From this disturbing encounter with the "monster" an exhausted Marcello wanders away from the group. Sitting down on the beach he notices the young girl with a face like an "angel" whom he first met at a seaside café where he had gone in an attempt to write. Waving to him from across a small inlet of water, she gestures and tries to communicate something to him which he is unable to understand. Once more Fellini confronts us with the difficulty of human communication, but in this scene it is tempting to see the young girl symbolically. Waving a sad farewell, she becomes emblematic of Marcello’s literary muse, of his own abilities and potentials as a writer which he has squandered and now abandoned. The film ends as Marcello is dragged out of the frame by another woman, returning to the endless party of "la dolce vita."

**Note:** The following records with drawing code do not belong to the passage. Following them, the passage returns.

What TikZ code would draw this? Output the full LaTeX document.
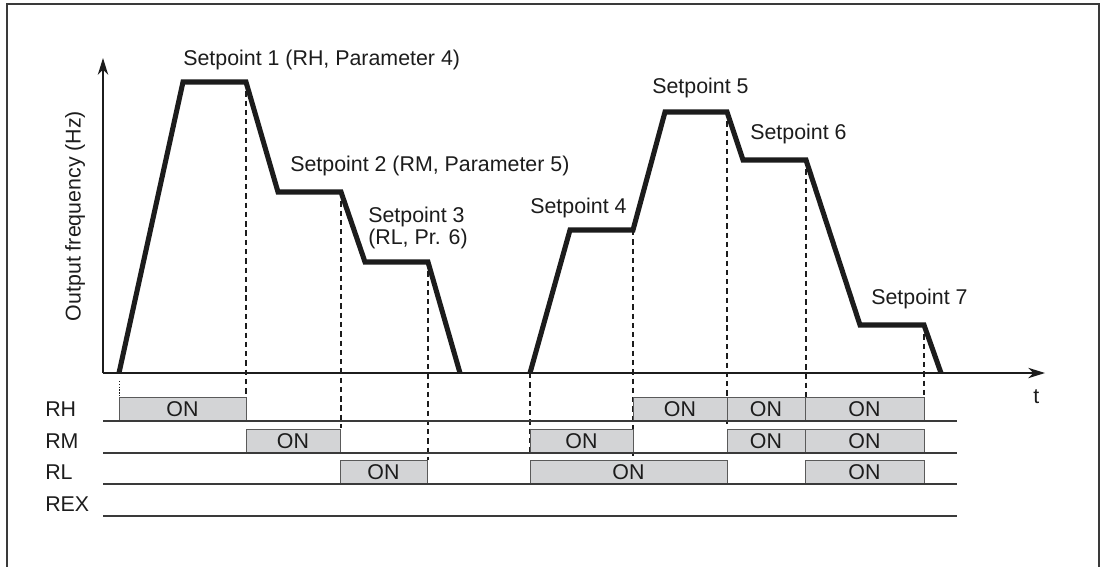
\documentclass[tikz,border=0pt]{standalone}
\usepackage{fontspec}
\setsansfont{Liberation Sans}
\usepackage{tikz}
\usetikzlibrary{arrows.meta,calc}
\definecolor{ink}{HTML}{1C1C1C}
\definecolor{rule}{HTML}{3A3A3A}
\definecolor{onfill}{HTML}{D3D4D6}
\definecolor{onedge}{HTML}{5A5A5A}

\begin{document}
\begin{tikzpicture}[x=0.025cm,y=-0.025cm,font=\sffamily\fontsize{15.2}{15.5}\selectfont,
    axis/.style={draw=ink,line width=0.9pt,-{Stealth[length=4.2mm,width=2.6mm,inset=1.3mm]}},
    freq/.style={draw=ink,line width=3.6pt,line join=miter},
    track/.style={draw=rule,line width=1.2pt},
    guide/.style={draw=ink,line width=0.85pt,dash pattern=on 3.8pt off 2.8pt},
    onbox/.style={fill=onfill,draw=onedge,line width=0.6pt},
    lbl/.style={anchor=base west,text=ink,inner sep=0pt}]
  \useasboundingbox (0,0) rectangle (1103,566);
  \draw[rule,line width=1pt] (7,570) -- (7,4) -- (1099,4) -- (1099,570);

  % corners of the frequency curve
  \foreach \n/\x/\y in {a0/119/373, a1/183/82, a2/246/82, a3/278/192, a4/341/192,
      a5/365/262, a6/428/262, a7/460/373,
      b0/530/373, b1/570/230, b2/633/230, b3/665/112, b4/727/112, b5/743/160,
      b6/806/160, b7/860/325, b8/924/325, b9/941/373}
    \coordinate (\n) at (\x,\y);

  % guide lines down to the relay rows
  \draw[ink,line width=0.5pt,dash pattern=on 1pt off 1pt] (a0) ++(0,8) -- ++(0,16);
  \foreach \n/\y in {a2/397, a4/428, a6/460, b0/456, b2/456, b4/425, b6/397, b8/397}
    \draw[guide] (\n) -- (\n |- 0,\y);

  % relay states
  \foreach \a/\b/\y [count=\i] in {119/246/421, 633/727/421, 727/805/421, 805/924/421,
      246/340/453, 530/633/453, 727/805/453, 805/924/453,
      340/427/484, 530/727/484, 805/924/484} {
    \filldraw[onbox] (\a,\y) rectangle (\b,\y-24);
    \node[text=ink,inner sep=0pt] (on\i) at ({(\a+\b)/2},\y-12) {ON};
  }
  \foreach \y/\name in {421/RH, 453/RM, 484/RL, 516/REX} {
    \draw[track] (103,\y) -- (957,\y);
    \node[lbl] (row\name) at (45,\y-5) {\name};
  }

  % axes
  \coordinate (o) at (103,373);
  \draw[axis] (o) -- (103,58);
  \draw[axis] (o) -- (1045,373);
  \node[lbl] (tlabel) at (1033,403) {t};
  \node[text=ink,rotate=90] (ylabel) at (75,216) {Output frequency (Hz)};

  \draw[freq] (a0) -- (a1) -- (a2) -- (a3) -- (a4) -- (a5) -- (a6) -- (a7);
  \draw[freq] (b0) -- (b1) -- (b2) -- (b3) -- (b4) -- (b5) -- (b6) -- (b7) -- (b8) -- (b9);

  % setpoint labels
  \node[lbl] (sp1) at (183,65) {Setpoint 1 (RH, Parameter 4)};
  \node[lbl] (sp2) at (290,171) {Setpoint 2 (RM, Parameter 5)};
  \node[lbl,align=left] (sp3) at (368,244) {Setpoint 3\\[-0.5pt](RL, Pr. 6)};
  \node[lbl] (sp4) at (530,213) {Setpoint 4};
  \node[lbl] (sp5) at (652,93) {Setpoint 5};
  \node[lbl] (sp6) at (750,139) {Setpoint 6};
  \node[lbl] (sp7) at (871,304) {Setpoint 7};
\end{tikzpicture}
\end{document}
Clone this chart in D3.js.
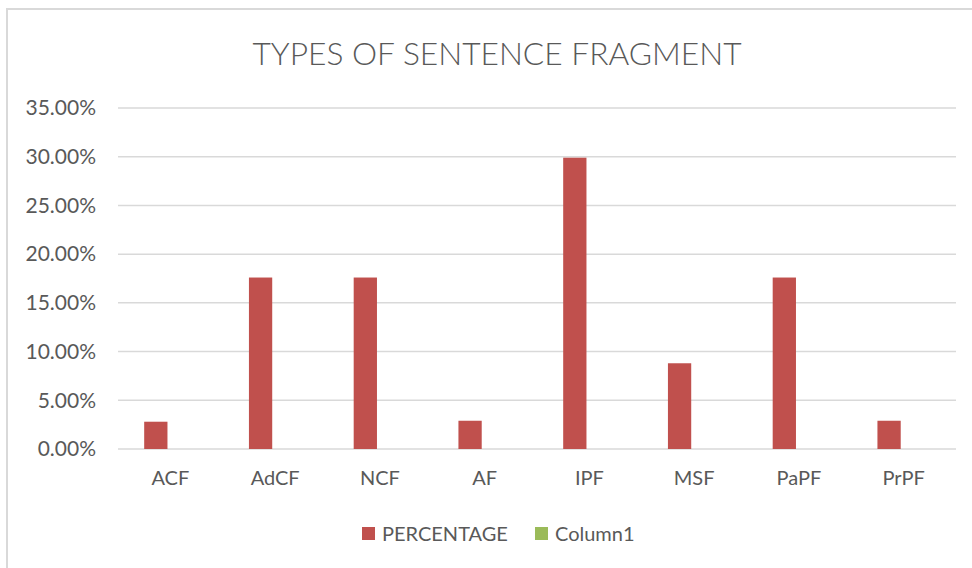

La Dolce Vita is a dense, complex portrait of modern life; a scathing critique of media culture, of its artificiality and sensationalism, its squandering of social energy in pursuit of the trivial, its insatiable appetite for scandal and the thrill of "the new. And it is equally an analysis of the "modern" self, of the narcissism and vanity that underlie sexual desire and which inhibit any meaningful communication between human beings. La Dolce Vita is about the emotional and spiritual cost of embracing such values. And it is also an expression of Fellini’s own anxieties as an artist, his concern that as a filmmaker he is like Marcello, a chronicler of the trivial and the unimportant. The crisis in Fellini’s conception of himself as an artist and filmmaker would find its fullest fictional treatment in his next solo film, 8 1/2.